La préférence locale n'est pas admise par l'Union européenne et les réponses aux appels d'offres doivent être traitées sans prendre en compte l'origine de l'entreprise candidate. Si fixer un critère de nationalité ou d'origine de l'entreprise est impossible, il est en revanche tout à fait possible pour un acheteur public de fixer d'autres critères permettant de favoriser les achats locaux. La prise en compte de considérations sociales et environnementales dans le cadre des marchés publics et le rejet des offres violant la législation applicable en matière sociale et environnementale ou des offres anormalement basses permet de valoriser les opérateurs vertueux.

Cependant, plusieurs facteurs affaiblissent le réflexe national dans l'achat public en France.

La commande publique est éclatée entre 60 centrales d'achats publics (dont la plus importante est l'UGAP avec un chiffre d'affaires de 5,6 milliards d'euros) et 135 000 pouvoirs adjudicateurs (30 000 en Allemagne, 3 500 en Italie).

La France est un des rares États en Europe qui pénalise le délit de favoritisme applicable à l'ensemble de la commande publique. Si ce délit constitue, par application des dispositions de l'article 121-3 du code pénal, une infraction intentionnelle, il demeure en pratique un délit quasi matériel. La jurisprudence présume en effet l'élément intentionnel, un adjudicateur ayant nécessairement connaissance de la loi. Cette forte pression pénale « conduit les acheteurs publics à une lecture excessivement prudente des règles », comme l'a souligné Arnaud Montebourg, lors de son audition par la délégation aux Entreprises le 15 mai 2025. Par ailleurs, 90 % des acheteurs publics sont des juristes. Ils ne sont pas assez sensibilisés aux aspects économiques et ne connaissent pas suffisamment les entreprises locales qui pourraient concourir.

La moitié des marchés publics en volume est passée sous le seuil de mise en concurrence de 40 000 euros HT. Dans ce cas, l'acheteur public est libre : il peut se fournir sur les plateformes du e-commerce sans se préoccuper d'acheter français. L'incitation à acheter du fabriqué en France se heurte d'une part à la liberté de l'entreprise qui remporte un appel d'offre29(*) de s'approvisionner où elle veut, et, d'autre part, à son incapacité à donner la provenance du produit.

Le point faible de la commande publique est l'inexistence des contrôles au niveau national des engagements des attributaires de marchés publics notamment en matière environnementale et sociale. En revanche, les contrôles européens peuvent être plus stricts30(*).
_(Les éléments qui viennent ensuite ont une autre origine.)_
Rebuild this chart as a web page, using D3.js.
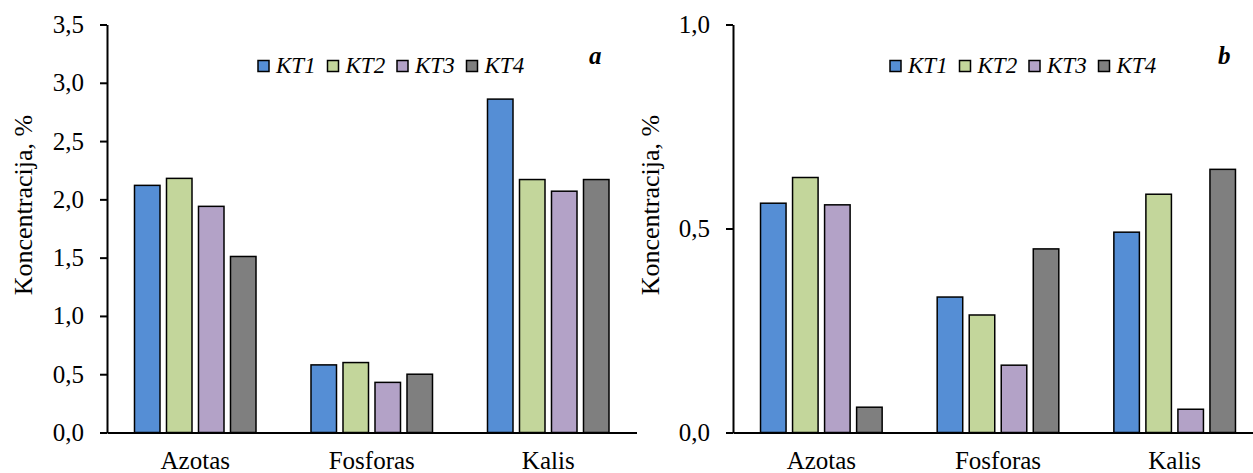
<!DOCTYPE html>
<html>
<head>
<meta charset="utf-8">
<script src="https://cdn.jsdelivr.net/npm/d3@7/dist/d3.min.js"></script>
<style>
  html, body { margin: 0; padding: 0; background: #fff; }
  svg { display: block; }
</style>
</head>
<body>
<svg id="chart" width="1253" height="473"></svg>
<script>
// Nutrient categories and treatment series
const categories = ["Azotas", "Fosforas", "Kalis"];
const seriesNames = ["KT1", "KT2", "KT3", "KT4"];
const seriesColors = ["#558ED5", "#C3D69B", "#B3A2C7", "#7F7F7F"];

// Panel a: concentration, % (rows = series, columns = categories)
const valuesA = [
  [2.12, 0.58, 2.86],
  [2.18, 0.60, 2.17],
  [1.94, 0.43, 2.07],
  [1.51, 0.50, 2.17]
];
const ticksA = [0, 0.5, 1.0, 1.5, 2.0, 2.5, 3.0, 3.5];

// Panel b: concentration, %
const valuesB = [
  [0.562, 0.332, 0.491],
  [0.625, 0.288, 0.584],
  [0.558, 0.165, 0.057],
  [0.062, 0.450, 0.645]
];
const ticksB = [0, 0.5, 1.0];

const yTitle = "Koncentracija, %";
const svg = d3.select("#chart");
const FONT = '"Liberation Serif"';

function serifText(sel, size) {
  return sel.style("font-family", FONT).style("font-size", size + "px").style("fill", "#000");
}

function drawPanel(cfg) {
  const g = svg.append("g");
  const y = d3.scaleLinear().domain([0, cfg.max]).range([432.5, 24.5]);
  const x = d3.scaleBand().domain(categories).range([cfg.x0, cfg.x1])
    .paddingInner(0.3116).paddingOuter(0.1558);
  const xs = d3.scaleBand().domain(seriesNames).range([0, x.bandwidth()])
    .paddingInner(0.203).paddingOuter(0);

  // bars
  seriesNames.forEach((s, si) => {
    g.append("g").selectAll("rect")
      .data(categories.map((c, ci) => ({ c, v: cfg.values[si][ci] })))
      .join("rect")
      .attr("x", d => x(d.c) + xs(s))
      .attr("y", d => y(d.v))
      .attr("width", xs.bandwidth())
      .attr("height", d => y(0) - y(d.v))
      .attr("fill", seriesColors[si])
      .attr("stroke", "#000")
      .attr("stroke-width", 1.5);
  });

  // y axis
  const yAxis = g.append("g")
    .attr("transform", `translate(${cfg.x0},0)`)
    .call(d3.axisLeft(y).tickValues(cfg.ticks).tickSizeInner(7).tickSizeOuter(0)
      .tickPadding(16)
      .tickFormat(d => d.toFixed(1).replace(".", ",")));
  yAxis.attr("font-family", null).attr("font-size", null);
  yAxis.selectAll("path, line").attr("stroke", "#000").attr("stroke-width", 2);
  serifText(yAxis.selectAll("text"), 25);

  // x axis
  const xAxis = g.append("g")
    .attr("transform", `translate(0,${y(0)})`)
    .call(d3.axisBottom(x).tickSize(0).tickSizeOuter(0).tickPadding(19));
  xAxis.attr("font-family", null).attr("font-size", null);
  xAxis.select("path").attr("stroke", "#000").attr("stroke-width", 2);
  serifText(xAxis.selectAll("text"), 25);

  // y axis title
  serifText(g.append("text"), 26)
    .attr("transform", `translate(${cfg.titleX},205) rotate(-90)`)
    .attr("text-anchor", "middle")
    .attr("dominant-baseline", "central")
    .text(yTitle);

  // legend
  const lg = g.append("g");
  seriesNames.forEach((s, i) => {
    const lx = cfg.legendX + i * 69.5;
    lg.append("rect")
      .attr("x", lx).attr("y", 60.5).attr("width", 11).attr("height", 11)
      .attr("fill", seriesColors[i]).attr("stroke", "#000").attr("stroke-width", 1.5);
    serifText(lg.append("text"), 23)
      .attr("x", lx + 18).attr("y", 72.5)
      .style("font-style", "italic")
      .text(s);
  });

  // panel letter
  serifText(g.append("text"), 25)
    .attr("x", cfg.letterX).attr("y", 64)
    .style("font-style", "italic").style("font-weight", "bold")
    .text(cfg.letter);
}

drawPanel({ x0: 107, x1: 636.5, max: 3.5, ticks: ticksA, values: valuesA,
  titleX: 23, legendX: 258, letterX: 589, letter: "a" });
drawPanel({ x0: 733, x1: 1263, max: 1.0, ticks: ticksB, values: valuesB,
  titleX: 650, legendX: 890, letterX: 1218, letter: "b" });
</script>
</body>
</html>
Malgré l'existence de l'Observatoire économique de la commande publique, « la mesure de la part importée dans notre commande publique est totalement déficiente (...) Comme si mesurer le « Made in France » devenait une faute par intention ou même une faute par possible intention face au droit européen (...) Le chantier de l'achat public de proximité « Made in France » se trouve actuellement enlisé dans l'incantation politique et n'est pas opérationnalisé. L'achat public souverain reste le passage clandestin d'une commande publique ne réussissant pas à se libérer des contraintes mais aussi des interprétations des textes qui la commandent ».

Source : Conseil national des achats : « Le « Made in France », passager clandestin de la commande publique »

Une meilleure connaissance de l'achat français permettrait de mesurer son impact en surplus de recettes fiscales nationales et locales, en quelque sorte d'évaluer son « retour sur investissement » malgré le surcoût des produits français.


* 29 Les entreprises sont de plus en plus souvent des distributeurs.

* 30 Notamment au regard des lignes directrices de la Commission pour la détermination des corrections financières à appliquer aux dépenses financées par l'Union en cas de non-respect des règles en matière de marchés publics, du 14 mai 2019.